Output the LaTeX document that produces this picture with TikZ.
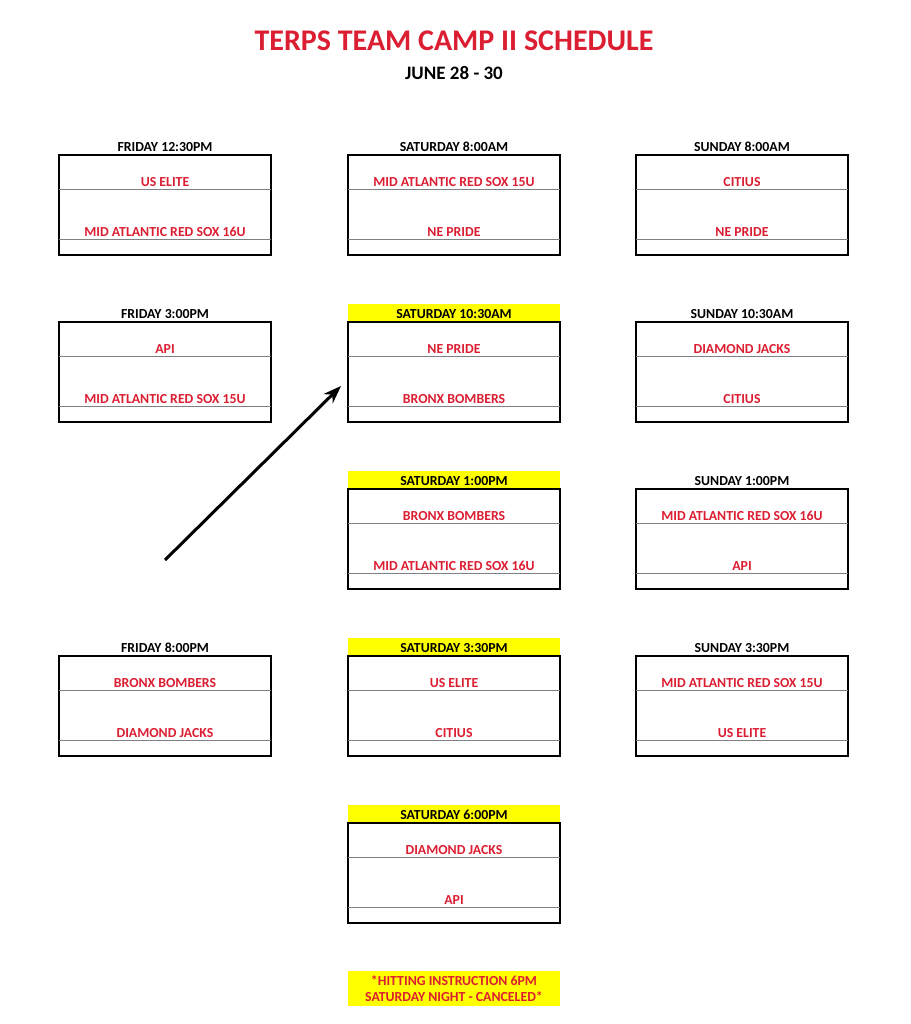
==
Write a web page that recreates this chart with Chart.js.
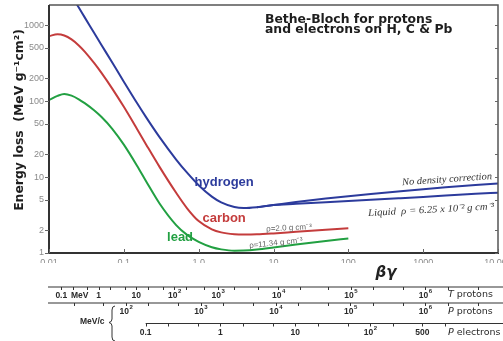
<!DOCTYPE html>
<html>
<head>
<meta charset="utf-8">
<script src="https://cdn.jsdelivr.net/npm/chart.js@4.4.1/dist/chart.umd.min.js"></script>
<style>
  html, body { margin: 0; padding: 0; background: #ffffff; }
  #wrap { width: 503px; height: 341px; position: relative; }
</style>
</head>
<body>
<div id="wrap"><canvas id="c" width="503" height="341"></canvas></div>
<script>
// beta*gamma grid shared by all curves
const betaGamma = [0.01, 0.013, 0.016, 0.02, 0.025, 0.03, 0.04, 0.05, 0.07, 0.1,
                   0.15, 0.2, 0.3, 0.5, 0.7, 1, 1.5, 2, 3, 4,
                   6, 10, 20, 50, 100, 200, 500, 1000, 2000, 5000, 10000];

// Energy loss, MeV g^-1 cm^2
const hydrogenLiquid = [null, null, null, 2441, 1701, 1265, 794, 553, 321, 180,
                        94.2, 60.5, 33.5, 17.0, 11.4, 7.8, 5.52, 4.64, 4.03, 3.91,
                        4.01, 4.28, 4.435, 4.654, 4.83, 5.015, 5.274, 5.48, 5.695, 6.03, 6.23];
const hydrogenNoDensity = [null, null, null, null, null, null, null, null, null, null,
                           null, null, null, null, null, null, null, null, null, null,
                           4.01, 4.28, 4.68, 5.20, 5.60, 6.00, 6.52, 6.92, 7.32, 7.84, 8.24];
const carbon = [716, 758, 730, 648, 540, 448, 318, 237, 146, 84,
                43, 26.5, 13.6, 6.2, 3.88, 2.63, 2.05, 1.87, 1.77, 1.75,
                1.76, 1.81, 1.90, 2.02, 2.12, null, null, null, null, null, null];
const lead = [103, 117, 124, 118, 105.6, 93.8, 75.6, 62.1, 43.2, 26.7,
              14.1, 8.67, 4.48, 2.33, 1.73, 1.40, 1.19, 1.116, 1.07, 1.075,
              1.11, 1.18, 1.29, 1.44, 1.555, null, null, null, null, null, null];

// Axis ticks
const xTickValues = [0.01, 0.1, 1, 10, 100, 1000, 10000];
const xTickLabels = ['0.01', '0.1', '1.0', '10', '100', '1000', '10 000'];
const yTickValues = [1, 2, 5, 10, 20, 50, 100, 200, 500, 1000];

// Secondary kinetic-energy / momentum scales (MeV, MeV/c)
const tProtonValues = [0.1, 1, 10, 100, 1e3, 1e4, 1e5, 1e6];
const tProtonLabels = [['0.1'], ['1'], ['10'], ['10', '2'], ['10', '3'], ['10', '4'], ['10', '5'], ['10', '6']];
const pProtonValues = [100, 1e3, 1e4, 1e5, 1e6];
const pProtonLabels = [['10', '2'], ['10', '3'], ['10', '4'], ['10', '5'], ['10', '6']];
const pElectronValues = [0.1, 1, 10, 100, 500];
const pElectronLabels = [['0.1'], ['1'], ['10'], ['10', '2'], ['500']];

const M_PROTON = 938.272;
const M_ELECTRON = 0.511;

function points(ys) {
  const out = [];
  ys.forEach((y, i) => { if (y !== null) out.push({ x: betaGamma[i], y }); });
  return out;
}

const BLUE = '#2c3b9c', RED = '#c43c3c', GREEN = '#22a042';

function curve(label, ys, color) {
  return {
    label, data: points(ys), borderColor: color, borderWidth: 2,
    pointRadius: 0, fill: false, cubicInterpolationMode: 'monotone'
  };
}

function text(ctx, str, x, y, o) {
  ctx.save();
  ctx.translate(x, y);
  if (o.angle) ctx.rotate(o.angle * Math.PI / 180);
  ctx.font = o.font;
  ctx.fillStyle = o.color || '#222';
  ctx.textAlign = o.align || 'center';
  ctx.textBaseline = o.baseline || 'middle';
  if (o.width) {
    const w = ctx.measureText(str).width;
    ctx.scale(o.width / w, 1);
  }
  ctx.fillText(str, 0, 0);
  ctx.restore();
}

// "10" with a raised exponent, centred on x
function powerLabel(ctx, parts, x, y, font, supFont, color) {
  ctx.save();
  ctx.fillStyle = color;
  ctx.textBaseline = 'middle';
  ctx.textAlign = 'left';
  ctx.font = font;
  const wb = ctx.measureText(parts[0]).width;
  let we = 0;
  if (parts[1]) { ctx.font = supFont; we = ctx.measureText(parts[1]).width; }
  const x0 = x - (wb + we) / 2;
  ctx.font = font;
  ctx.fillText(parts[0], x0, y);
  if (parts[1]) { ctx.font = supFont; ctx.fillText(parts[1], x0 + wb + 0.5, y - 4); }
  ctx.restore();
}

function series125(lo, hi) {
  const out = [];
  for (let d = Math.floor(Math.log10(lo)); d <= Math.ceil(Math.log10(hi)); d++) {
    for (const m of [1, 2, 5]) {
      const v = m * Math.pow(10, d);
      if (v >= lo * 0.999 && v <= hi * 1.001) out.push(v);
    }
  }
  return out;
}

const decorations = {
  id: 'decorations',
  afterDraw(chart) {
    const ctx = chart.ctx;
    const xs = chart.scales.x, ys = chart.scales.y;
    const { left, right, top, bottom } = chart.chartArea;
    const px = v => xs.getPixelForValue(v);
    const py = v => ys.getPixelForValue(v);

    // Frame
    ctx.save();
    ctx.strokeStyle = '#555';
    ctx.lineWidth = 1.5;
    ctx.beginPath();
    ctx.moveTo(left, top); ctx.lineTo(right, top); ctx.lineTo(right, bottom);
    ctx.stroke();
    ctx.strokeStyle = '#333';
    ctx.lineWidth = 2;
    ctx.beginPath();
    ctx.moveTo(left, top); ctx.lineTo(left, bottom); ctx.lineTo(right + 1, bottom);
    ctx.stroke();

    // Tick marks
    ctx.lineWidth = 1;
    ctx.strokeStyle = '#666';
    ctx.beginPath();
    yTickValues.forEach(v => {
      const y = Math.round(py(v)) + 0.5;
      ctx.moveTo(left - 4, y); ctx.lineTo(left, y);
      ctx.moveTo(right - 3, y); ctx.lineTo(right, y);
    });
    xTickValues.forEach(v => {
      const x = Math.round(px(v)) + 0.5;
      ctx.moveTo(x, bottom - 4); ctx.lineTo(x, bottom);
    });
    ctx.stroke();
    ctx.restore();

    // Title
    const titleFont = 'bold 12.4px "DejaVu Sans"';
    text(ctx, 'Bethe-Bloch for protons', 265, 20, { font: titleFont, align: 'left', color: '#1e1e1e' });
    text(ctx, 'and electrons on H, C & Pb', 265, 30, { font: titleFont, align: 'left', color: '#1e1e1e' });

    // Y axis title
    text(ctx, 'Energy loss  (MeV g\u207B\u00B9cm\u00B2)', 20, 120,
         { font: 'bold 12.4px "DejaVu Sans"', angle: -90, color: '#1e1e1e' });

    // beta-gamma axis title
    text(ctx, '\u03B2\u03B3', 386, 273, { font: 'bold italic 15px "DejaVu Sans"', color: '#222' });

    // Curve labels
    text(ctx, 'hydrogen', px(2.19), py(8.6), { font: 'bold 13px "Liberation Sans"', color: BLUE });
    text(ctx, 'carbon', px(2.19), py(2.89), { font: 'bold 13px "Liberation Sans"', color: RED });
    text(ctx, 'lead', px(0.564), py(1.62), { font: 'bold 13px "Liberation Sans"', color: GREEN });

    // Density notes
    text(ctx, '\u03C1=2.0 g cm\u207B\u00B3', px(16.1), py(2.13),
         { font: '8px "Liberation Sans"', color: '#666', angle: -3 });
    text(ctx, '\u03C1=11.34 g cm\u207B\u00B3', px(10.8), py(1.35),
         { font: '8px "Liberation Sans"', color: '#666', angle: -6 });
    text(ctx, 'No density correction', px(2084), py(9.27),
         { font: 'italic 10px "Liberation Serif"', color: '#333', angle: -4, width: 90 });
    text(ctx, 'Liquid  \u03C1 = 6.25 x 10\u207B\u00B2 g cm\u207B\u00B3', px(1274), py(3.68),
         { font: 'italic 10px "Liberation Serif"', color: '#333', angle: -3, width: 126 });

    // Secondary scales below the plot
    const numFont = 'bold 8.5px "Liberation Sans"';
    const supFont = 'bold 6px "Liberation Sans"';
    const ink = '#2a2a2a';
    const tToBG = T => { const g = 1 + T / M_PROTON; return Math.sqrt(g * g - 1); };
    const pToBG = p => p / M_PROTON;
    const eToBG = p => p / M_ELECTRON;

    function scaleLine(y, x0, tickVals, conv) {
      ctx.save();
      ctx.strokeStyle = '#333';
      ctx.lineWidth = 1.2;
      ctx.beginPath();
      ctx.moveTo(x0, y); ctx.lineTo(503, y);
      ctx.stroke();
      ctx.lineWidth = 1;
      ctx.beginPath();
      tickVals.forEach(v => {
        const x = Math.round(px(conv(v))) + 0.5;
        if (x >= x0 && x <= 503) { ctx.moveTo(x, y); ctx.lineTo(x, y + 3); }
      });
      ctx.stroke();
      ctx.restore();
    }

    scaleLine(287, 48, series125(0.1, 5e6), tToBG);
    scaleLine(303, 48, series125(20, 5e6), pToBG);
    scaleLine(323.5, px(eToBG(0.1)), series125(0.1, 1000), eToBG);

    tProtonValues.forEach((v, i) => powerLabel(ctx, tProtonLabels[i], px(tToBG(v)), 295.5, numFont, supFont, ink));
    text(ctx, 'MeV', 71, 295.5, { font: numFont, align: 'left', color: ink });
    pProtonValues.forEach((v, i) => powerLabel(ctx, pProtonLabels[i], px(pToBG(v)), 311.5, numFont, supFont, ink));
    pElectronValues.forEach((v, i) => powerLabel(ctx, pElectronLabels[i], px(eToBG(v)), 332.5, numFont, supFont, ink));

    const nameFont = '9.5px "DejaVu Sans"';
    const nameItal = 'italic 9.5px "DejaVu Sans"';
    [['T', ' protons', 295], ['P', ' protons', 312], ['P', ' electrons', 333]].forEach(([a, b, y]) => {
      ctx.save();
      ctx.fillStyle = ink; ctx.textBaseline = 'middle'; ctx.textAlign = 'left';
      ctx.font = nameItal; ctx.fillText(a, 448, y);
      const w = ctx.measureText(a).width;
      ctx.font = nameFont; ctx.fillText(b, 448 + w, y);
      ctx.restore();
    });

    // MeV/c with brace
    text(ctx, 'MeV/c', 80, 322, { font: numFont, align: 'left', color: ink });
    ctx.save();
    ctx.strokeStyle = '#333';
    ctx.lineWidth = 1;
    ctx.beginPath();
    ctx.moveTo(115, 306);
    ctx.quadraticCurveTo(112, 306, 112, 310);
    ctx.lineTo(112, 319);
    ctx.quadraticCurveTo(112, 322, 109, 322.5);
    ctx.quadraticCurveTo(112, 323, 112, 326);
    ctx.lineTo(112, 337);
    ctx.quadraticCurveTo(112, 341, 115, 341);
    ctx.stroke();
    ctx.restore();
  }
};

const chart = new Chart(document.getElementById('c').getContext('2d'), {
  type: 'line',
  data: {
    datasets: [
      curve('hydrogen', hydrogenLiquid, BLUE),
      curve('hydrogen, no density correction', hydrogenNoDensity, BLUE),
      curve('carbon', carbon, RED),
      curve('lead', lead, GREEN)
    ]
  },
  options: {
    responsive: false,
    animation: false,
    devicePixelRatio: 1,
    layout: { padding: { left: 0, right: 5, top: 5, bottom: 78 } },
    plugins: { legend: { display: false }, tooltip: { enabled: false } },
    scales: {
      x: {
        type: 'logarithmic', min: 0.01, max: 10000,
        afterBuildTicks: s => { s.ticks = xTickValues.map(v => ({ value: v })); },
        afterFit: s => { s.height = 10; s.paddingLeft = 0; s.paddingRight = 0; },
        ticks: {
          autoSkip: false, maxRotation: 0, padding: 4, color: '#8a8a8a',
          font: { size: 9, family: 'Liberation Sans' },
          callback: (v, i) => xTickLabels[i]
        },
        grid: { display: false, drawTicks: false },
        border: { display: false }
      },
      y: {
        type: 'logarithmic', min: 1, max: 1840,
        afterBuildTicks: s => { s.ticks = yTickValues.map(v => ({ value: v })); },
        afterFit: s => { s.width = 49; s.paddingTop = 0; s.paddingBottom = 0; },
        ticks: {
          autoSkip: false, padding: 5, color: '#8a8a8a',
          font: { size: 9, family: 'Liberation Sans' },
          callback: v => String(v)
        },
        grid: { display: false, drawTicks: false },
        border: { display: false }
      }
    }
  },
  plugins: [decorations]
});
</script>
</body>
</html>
...
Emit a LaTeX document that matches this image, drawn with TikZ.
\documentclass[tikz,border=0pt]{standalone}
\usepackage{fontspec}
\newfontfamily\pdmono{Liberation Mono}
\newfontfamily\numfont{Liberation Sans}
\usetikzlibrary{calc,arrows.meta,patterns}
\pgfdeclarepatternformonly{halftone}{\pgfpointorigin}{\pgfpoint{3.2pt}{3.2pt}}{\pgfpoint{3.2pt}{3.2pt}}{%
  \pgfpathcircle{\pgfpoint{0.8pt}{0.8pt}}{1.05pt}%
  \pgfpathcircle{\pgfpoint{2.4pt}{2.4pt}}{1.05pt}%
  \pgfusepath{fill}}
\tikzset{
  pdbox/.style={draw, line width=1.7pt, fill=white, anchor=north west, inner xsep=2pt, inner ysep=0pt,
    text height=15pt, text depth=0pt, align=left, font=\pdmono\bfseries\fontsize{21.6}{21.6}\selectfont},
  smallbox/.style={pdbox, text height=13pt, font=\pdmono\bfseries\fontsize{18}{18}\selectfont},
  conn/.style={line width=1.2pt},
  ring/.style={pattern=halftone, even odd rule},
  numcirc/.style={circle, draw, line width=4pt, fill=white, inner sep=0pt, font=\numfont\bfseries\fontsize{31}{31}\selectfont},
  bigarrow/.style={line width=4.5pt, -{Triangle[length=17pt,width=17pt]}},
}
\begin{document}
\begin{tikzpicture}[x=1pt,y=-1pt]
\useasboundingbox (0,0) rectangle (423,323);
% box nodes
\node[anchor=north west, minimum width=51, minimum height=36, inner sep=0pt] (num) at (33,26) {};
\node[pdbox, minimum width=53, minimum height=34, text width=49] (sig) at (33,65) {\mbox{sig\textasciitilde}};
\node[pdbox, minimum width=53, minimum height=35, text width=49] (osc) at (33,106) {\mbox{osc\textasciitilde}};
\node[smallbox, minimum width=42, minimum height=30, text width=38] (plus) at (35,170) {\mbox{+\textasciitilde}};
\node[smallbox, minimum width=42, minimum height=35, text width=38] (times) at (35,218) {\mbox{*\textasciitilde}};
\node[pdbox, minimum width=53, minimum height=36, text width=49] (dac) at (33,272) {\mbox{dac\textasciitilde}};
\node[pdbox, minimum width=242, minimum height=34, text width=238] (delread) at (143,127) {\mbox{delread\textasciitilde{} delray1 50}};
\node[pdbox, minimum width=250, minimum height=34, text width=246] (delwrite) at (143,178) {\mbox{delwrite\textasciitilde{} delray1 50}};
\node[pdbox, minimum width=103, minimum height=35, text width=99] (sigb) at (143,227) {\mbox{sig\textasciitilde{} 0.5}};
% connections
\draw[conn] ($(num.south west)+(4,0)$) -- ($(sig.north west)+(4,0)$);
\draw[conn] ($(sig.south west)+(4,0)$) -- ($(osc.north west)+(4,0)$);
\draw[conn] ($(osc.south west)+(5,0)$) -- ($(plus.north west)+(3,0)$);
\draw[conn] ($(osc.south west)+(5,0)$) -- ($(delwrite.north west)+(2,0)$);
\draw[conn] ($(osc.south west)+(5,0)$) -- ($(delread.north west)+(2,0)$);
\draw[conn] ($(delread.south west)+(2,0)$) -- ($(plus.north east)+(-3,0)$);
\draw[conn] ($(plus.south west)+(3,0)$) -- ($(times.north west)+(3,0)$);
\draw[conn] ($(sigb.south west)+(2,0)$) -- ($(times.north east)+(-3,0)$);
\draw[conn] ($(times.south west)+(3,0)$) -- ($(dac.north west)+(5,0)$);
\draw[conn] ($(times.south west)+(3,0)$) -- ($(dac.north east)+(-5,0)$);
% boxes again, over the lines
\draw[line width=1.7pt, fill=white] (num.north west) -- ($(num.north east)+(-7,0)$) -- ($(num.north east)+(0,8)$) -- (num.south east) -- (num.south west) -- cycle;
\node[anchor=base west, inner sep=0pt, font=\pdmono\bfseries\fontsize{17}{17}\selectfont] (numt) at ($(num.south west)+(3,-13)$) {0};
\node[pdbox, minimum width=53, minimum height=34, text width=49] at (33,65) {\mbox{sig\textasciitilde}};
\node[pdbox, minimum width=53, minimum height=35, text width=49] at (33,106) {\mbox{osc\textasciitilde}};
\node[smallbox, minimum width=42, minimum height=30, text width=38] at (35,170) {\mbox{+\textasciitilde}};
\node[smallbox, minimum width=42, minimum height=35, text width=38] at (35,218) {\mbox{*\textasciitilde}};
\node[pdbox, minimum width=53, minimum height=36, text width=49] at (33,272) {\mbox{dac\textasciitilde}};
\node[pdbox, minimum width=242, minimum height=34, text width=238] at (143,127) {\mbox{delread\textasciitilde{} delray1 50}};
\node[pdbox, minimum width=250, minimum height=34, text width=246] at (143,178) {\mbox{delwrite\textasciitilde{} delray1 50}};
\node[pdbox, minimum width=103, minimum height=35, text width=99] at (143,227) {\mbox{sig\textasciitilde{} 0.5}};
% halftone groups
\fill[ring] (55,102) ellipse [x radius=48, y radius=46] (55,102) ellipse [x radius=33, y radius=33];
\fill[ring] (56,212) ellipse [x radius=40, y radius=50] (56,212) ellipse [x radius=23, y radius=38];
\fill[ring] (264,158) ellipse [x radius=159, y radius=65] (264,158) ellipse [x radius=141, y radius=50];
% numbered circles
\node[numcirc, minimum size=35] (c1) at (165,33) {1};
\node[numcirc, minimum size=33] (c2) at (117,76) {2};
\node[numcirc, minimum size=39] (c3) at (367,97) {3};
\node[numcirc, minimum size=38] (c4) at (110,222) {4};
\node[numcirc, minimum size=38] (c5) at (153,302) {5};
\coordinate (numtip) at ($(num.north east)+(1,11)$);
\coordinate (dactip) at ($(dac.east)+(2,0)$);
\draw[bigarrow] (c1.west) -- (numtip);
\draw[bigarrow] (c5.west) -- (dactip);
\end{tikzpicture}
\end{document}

## CHALLENGE
From the listing above, pick out every line containing "this".

## EXERCISE RESULT
Output the LaTeX document that produces this picture with TikZ.
Write a web page that recreates this chart with Chart.js.
Emit a LaTeX document that matches this image, drawn with TikZ.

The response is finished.